Tuesday, June 8, 2010

The Northern Ireland Civil Rights Movement

Given the sectarian character of the six county capitalist state in th enorth of Ireland it is clear that full civil rights cannot be achieved without the dynamic of the industrial working class. Given conditions as they existed in 1968 it was just as clear then that the industrial working class would not be available to provide the necessary dynamic that would make full civil rights achievable. In short the industrial working class lacked the necessary class consciousness and corresponding political character to offer itself as this dynamic.

To organise a civil rights campaign, under these circumstances, constituted a utopian venture designed to delude the Catholic masses and thereby obstruct the development of their political consciousness. The civil rights campaign was a form by which the development of the unity of the six county working class was to be obstructed. In this way the leadership of that campaign promoted a submerged sectarian agenda. Given the inability of this campaign to achieve civil rights in the absence of the support of the industrial working class the achievement of civil rights within the context of the six county state was impossible. As I intimated the civil rights leadership was petty bourgeois, utopian and sectarian in its politics. The unfolding of events verifies the correctness of this thesis.

Given the inability of the civil rights movement to achieve civil rights when confronted by the full resources of the sectarian capitalist state supported by the unionist and loyalist para- and extra- statal forces the only options left open was abject retreat or the development of the civl rights movement into the national struggle. The latter was the course taken. Consequently the leadership of the mass upsurge of the Catholic masses was taken over by the PIRA. The very fluid situation among the Catholic masses led to the replacement of one leadership by another --the civil rights leadership by the PIRA.
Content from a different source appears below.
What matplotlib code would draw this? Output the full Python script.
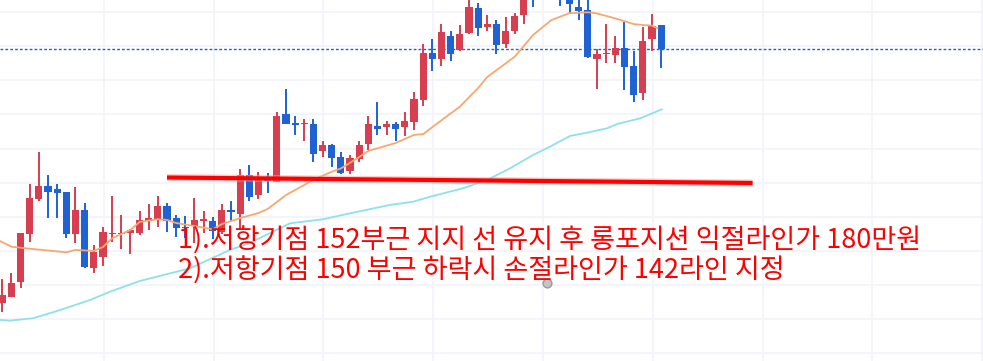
import matplotlib
matplotlib.use("Agg")
import matplotlib.pyplot as plt

# candle data (index 0 = leftmost candle)
opens = [144.92, 145.31, 146.19, 148.99, 151.04, 151.80, 151.63, 151.45, 149.00, 150.39,
         147.01, 147.65, 149.00, 148.98, 149.06, 149.06, 149.77, 149.86, 150.63, 149.92,
         149.41, 149.47, 149.77, 149.75, 149.12, 150.39, 150.16, 152.43, 151.29, 152.23,
         152.06, 156.04, 155.52, 155.42, 155.45, 153.87, 154.21, 153.50, 152.70, 153.41,
         154.29, 155.33, 155.29, 155.45, 155.29, 155.58, 156.86, 159.61, 159.27, 160.61,
         159.80, 160.78, 162.25, 161.12, 161.31, 160.16, 160.90, 161.82, 164.00, 163.20,
         164.20, 163.40, 163.30, 162.33, 162.13, 159.27, 159.53, 159.51, 159.90, 158.84,
         157.28, 160.43, 161.25]
highs = [146.33, 146.72, 149.05, 151.92, 153.78, 152.45, 151.92, 151.45, 151.74, 150.80,
         148.32, 149.38, 151.22, 150.10, 149.30, 150.35, 150.75, 151.22, 150.80, 150.10,
         150.04, 151.08, 150.35, 149.96, 150.73, 150.92, 152.80, 153.04, 152.65, 152.59,
         156.14, 157.50, 155.90, 155.73, 155.73, 154.44, 154.29, 153.80, 153.63, 154.44,
         155.91, 156.74, 155.62, 155.56, 156.15, 157.32, 160.14, 160.43, 161.31, 160.90,
         161.25, 162.90, 162.54, 161.84, 161.55, 161.72, 161.96, 163.40, 164.30, 164.30,
         164.60, 163.80, 163.70, 162.80, 162.75, 159.82, 161.31, 160.61, 161.43, 159.73,
         161.14, 161.87, 161.25]
lows = [144.42, 145.30, 145.84, 148.53, 150.94, 149.94, 149.94, 148.76, 148.43, 146.97,
        146.72, 147.12, 148.53, 148.12, 147.82, 148.95, 149.22, 149.41, 149.12, 148.79,
        148.73, 148.43, 149.03, 148.67, 148.99, 149.77, 149.26, 150.94, 151.06, 151.38,
        152.06, 155.46, 154.80, 154.46, 153.23, 153.53, 152.94, 152.53, 152.53, 153.23,
        153.94, 154.82, 154.82, 154.46, 154.74, 155.06, 156.52, 158.57, 158.86, 159.16,
        159.74, 160.72, 160.61, 160.90, 159.55, 159.90, 160.70, 161.31, 162.30, 162.90,
        162.90, 162.36, 161.94, 161.55, 159.33, 157.51, 159.04, 159.04, 157.45, 156.75,
        156.87, 159.74, 158.74]
closes = [145.40, 146.09, 149.03, 151.08, 151.80, 151.47, 151.41, 149.00, 150.39, 147.07,
          147.93, 149.10, 149.03, 149.03, 149.22, 149.81, 149.92, 150.63, 149.77, 149.35,
          149.32, 149.81, 149.80, 149.18, 150.39, 150.29, 152.43, 151.17, 152.20, 152.10,
          155.94, 155.46, 155.40, 155.45, 153.70, 154.21, 153.46, 152.59, 153.45, 154.21,
          155.45, 155.17, 155.45, 155.17, 155.62, 156.91, 159.61, 159.27, 160.84, 159.57,
          160.72, 162.31, 161.07, 161.31, 160.08, 160.90, 161.78, 163.10, 163.20, 163.90,
          163.30, 162.90, 162.48, 162.10, 159.39, 159.55, 159.57, 159.90, 158.80, 157.16,
          160.31, 161.17, 159.82]

# moving averages
ma_short_x = [-0.25, 1, 3, 7, 8, 10, 11, 12, 14, 15, 17, 18, 19, 22, 23, 24, 26, 28, 29, 31,
              34, 36, 37, 39, 40, 43, 45, 46, 47, 50, 52, 53, 56, 58, 60, 62, 64, 65, 67, 69,
              70, 71, 71.6]
ma_short_y = [148.57, 148.24, 148.12, 147.91, 148.05, 147.99, 148.22, 148.73, 149.22, 149.69,
              149.85, 149.81, 149.63, 149.36, 149.26, 149.57, 149.92, 150.22, 150.45, 151.27,
              152.16, 152.64, 152.83, 153.50, 153.86, 154.33, 154.80, 154.85, 155.26, 156.46,
              157.55, 158.20, 159.39, 160.66, 161.54, 161.95, 162.00, 161.93, 161.64, 161.31,
              161.25, 161.22, 161.06]
ma_long_x = [-0.25, 0.84, 3.36, 6.31, 9.58, 11.77, 15.05, 20.51, 24.89, 27.07, 31.44, 35.05,
             38.0, 42.37, 44.89, 46.74, 50.35, 52.97, 55.49, 58.0, 59.86, 62.04, 63.9, 66.09,
             67.18, 69.69, 72.07]
ma_long_y = [143.94, 143.90, 144.04, 144.52, 145.11, 145.60, 146.23, 146.97, 148.05, 148.46,
             149.61, 149.85, 150.20, 150.69, 150.88, 151.17, 151.67, 152.15, 152.84, 153.62,
             154.11, 154.74, 154.93, 155.19, 155.44, 155.77, 156.30]

# drawn support line and anchor point
support_x = [18.0, 82.0]
support_y = [152.30, 151.98]
anchor_x = [59.5]
anchor_y = [146.1]

notes = ["1).저항기점 152부근 지지 선 유지 후 롱포지션 익절라인가 180만원",
         "2).저항기점 150 부근 하락시 손절라인가 142라인 지정"]

UP = '#d73e50'
DOWN = '#1e62d4'

fig = plt.figure(figsize=(9.83, 3.61), dpi=100)
ax = fig.add_axes([0, 0, 1, 1])
ax.set_xlim(-0.25, 107.18)
ax.set_ylim(141.53, 162.72)

# grid
ax.set_xticks([11.1 + 12 * k for k in range(9)])
ax.set_yticks(range(142, 164, 2))
ax.grid(True, color='#f0f3fa', linewidth=1.1)
ax.tick_params(length=0, labelbottom=False, labelleft=False)
for s in ax.spines.values():
    s.set_visible(False)
ax.set_axisbelow(True)

idx = list(range(len(opens)))
cols = [UP if c >= o else DOWN for o, c in zip(opens, closes)]
ax.vlines(idx, lows, highs, colors=cols, linewidth=1.4, zorder=2)
bottoms = [min(o, c) for o, c in zip(opens, closes)]
heights = [max(abs(c - o), 0.07) for o, c in zip(opens, closes)]
ax.bar(idx, heights, bottom=bottoms, width=0.78, color=cols, zorder=3)

ax.plot(ma_short_x, ma_short_y, color='#f8a86e', linewidth=1.3, zorder=4)
ax.plot(ma_long_x, ma_long_y, color='#8ee0ec', linewidth=1.3, zorder=4)

# last price line
ax.axhline(closes[-1], color=DOWN, linewidth=1, linestyle=(0, (2, 1.5)), zorder=1)

ax.plot(support_x, support_y, color='#ff9a9a', linewidth=5, alpha=0.5,
        solid_capstyle='butt', zorder=5)
ax.plot(support_x, support_y, color='#ff0000', linewidth=3, solid_capstyle='butt', zorder=6)

ax.scatter(anchor_x, anchor_y, s=40, color='#c4c4c4', edgecolors='#9a9a9a',
           linewidths=1, zorder=7)

for k, t in enumerate(notes):
    ax.text(178 / 983, 1 - (241 + 29.5 * k) / 361, t, transform=ax.transAxes,
            color='#ff0000', fontsize=19.5, va='center', ha='left',
            family=['Noto Sans CJK KR', 'DejaVu Sans'], zorder=8)

fig.savefig('out.png', dpi=100)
Since the civil rights leadership was verified by history as politically bankrupt it was replaced by a different leadership --the IRA. Given the failure of the industrial working class (predominantly Protestant) in the six counties to support civil rights the only other alternative was to broaden and deepen the struggle to a new level thereby transforming the civil rights movement into the national struggle. In this way it was hoped that the dynamic underlying the national struggle would serve as a substitute for the absent industrial working class. This was an admission that the Catholic masses were not immanently powerful enough to force through civil rights. The development of the civil rights struggle into the national struggle was an expression of the inherent weakness of the Catholic masses and the necessity of the industrial working as the driving force for any such struggle. The existence of the national struggle constituted a further turning away from the industrial working class by the leadership of the Catholic masses. Such a further shift away from the industrial working class constituted a programme for increased polarisation between Catholic and Protestant worker. Instead of taking the Catholic section of the working class towards the Protestant section of the working class thereby forging a revolutionary unity of the six county working class the former’s leadership lead it in the opposite direction thereby promoting sectarianism and guaranteeing that civil rights and the needs of the Catholic masses were never going to be met.
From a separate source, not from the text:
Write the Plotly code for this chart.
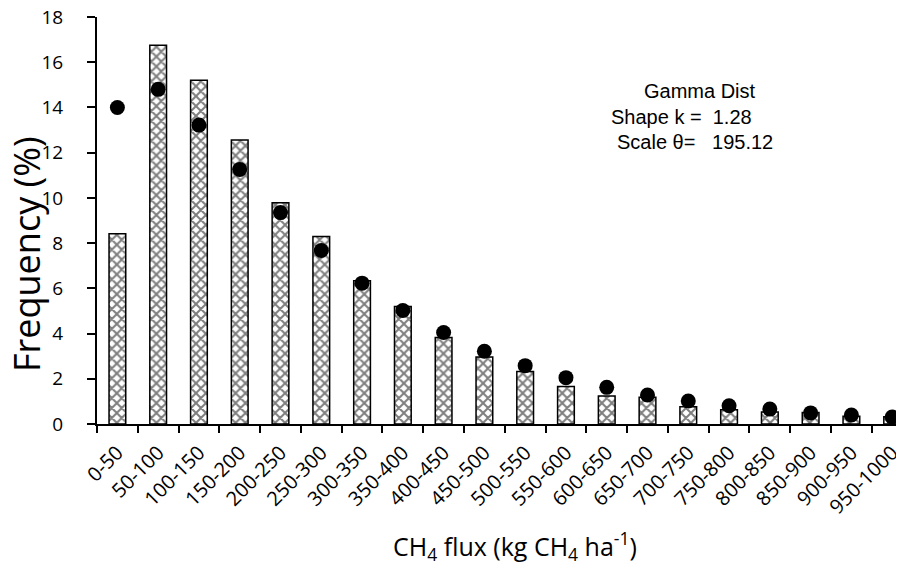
import plotly.graph_objects as go

categories = ["0-50", "50-100", "100-150", "150-200", "200-250", "250-300", "300-350",
              "350-400", "400-450", "450-500", "500-550", "550-600", "600-650", "650-700",
              "700-750", "750-800", "800-850", "850-900", "900-950", "950-1000"]
observed = [8.41, 16.75, 15.2, 12.56, 9.79, 8.29, 6.33, 5.2, 3.83, 2.96, 2.32, 1.66,
            1.24, 1.18, 0.76, 0.63, 0.53, 0.51, 0.34, 0.32]
gamma_fit = [14.0, 14.8, 13.22, 11.26, 9.35, 7.67, 6.23, 5.02, 4.05, 3.22, 2.58, 2.05,
             1.62, 1.28, 1.02, 0.81, 0.66, 0.49, 0.40, 0.31]
y_ticks = [0, 2, 4, 6, 8, 10, 12, 14, 16, 18]
annotation_lines = ["Gamma Dist", "Shape k =  1.28", "Scale θ=   195.12"]

# page body has an 8px margin; work in window pixels and shift
OFF = 8
W, H = 904 - OFF, 562 - OFF
L, R, T, B = 97 - OFF, 0, 17 - OFF, 562 - 424
pw, ph = W - L - R, H - T - B

def px(x):
    return (x - OFF - L) / pw

def py(y):
    return (H - B - (y - OFF)) / ph

font_main = "Open Sans"

fig = go.Figure()
fig.add_trace(go.Bar(
    x=categories, y=observed, width=0.41,
    marker=dict(color="white", line=dict(color="black", width=1.5),
                pattern=dict(shape="x", size=7, solidity=0.5, fgcolor="black", bgcolor="white")),
    showlegend=False,
))
fig.add_trace(go.Scatter(
    x=categories, y=gamma_fit, mode="markers",
    marker=dict(color="black", size=15), showlegend=False, cliponaxis=False,
))

fig.update_layout(
    width=W, height=H,
    margin=dict(l=L, r=R, t=T, b=B, autoexpand=False),
    plot_bgcolor="white", paper_bgcolor="white",
    font=dict(family=font_main, color="black"),
    xaxis=dict(
        type="category", range=[-0.5, 19.29], automargin=False,
        showline=True, linecolor="black", linewidth=2,
        ticks="outside", ticklen=7, tickwidth=2, tickcolor="black",
        tickson="boundaries", tickangle=-45, ticklabelstandoff=7,
        ticklabeloverflow="allow",
        tickfont=dict(size=20, family=font_main),
        showgrid=False, zeroline=False,
    ),
    yaxis=dict(
        range=[0, 18], tickvals=y_ticks, automargin=False,
        showline=True, linecolor="black", linewidth=2,
        ticks="outside", ticklen=8, tickwidth=2, tickcolor="black",
        tickfont=dict(size=19, family=font_main), ticklabelstandoff=20,
        ticklabeloverflow="allow",
        showgrid=False, zeroline=False,
    ),
)

fig.add_annotation(text="Frequency (%)", xref="paper", yref="paper",
                   x=px(26), y=py(254), xanchor="center", yanchor="middle",
                   textangle=-90, showarrow=False,
                   font=dict(size=36, family=font_main))
fig.add_annotation(text="CH<sub>4</sub> flux (kg CH<sub>4</sub> ha<sup>-1</sup>)",
                   xref="paper", yref="paper", x=px(515), y=py(546),
                   xanchor="center", yanchor="middle", showarrow=False,
                   font=dict(size=25, family=font_main))

ann_pos = [(700, 90.7, "center"), (609, 116.7, "left"), (615, 141.7, "left")]
for txt, (ax, ay, anc) in zip(annotation_lines, ann_pos):
    fig.add_annotation(text=txt, xref="paper", yref="paper", x=px(ax), y=py(ay),
                       xanchor=anc, yanchor="middle", showarrow=False,
                       font=dict(size=20, family="Liberation Sans"))

fig.write_html("out.html")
The national struggle was to prove essentially just as weak as the civil rights struggle. The national struggle proved inherently weak because again the industrial working class was absent as its driving force. Consequently, in so far as it can justifiably be deemed a national struggle, it assumed the form of a narrow petty bourgeois movement generating all kinds of stratagems, gimmicks etc as substitutes for the central and necessary dynamic --the industrial working class north and south. Because of its inherent weakness and the inherent weakness of the Catholic masses as a driving force the struggle assumed an elitist character in the form of a guerrilla force that was essentially private in character and independent of the masses.

It is the inherent weakness of the national struggle that also explains its leadership’s desire to ally itself with this and that petty bourgeois and even bourgeois force including the southern government and the Roman Catholic Church. It is this weakness that explains its crass opportunism and the confidence of the Unionist forces.

Indeed as the so called current peace process shows Sinn Fein is even prepared to ally itself with imperialism in the form of Washington and London. Over twenty five years on we are witnessing the truth of this in the present leadership of the struggle --its betrayal of its very own programme through its abject capitulation to the British and Irish bourgeoisie.

In the development of revolutionary politics there is never any substitute for the industrial working class as the agent of social revolution. There can only be one revolutionary vanguard --there are no shortcuts. Endless seeking of new vanguards -the Catholic masses in the north; the student movement etc can never- is a reactionary policy that betrays the class interests of the working class.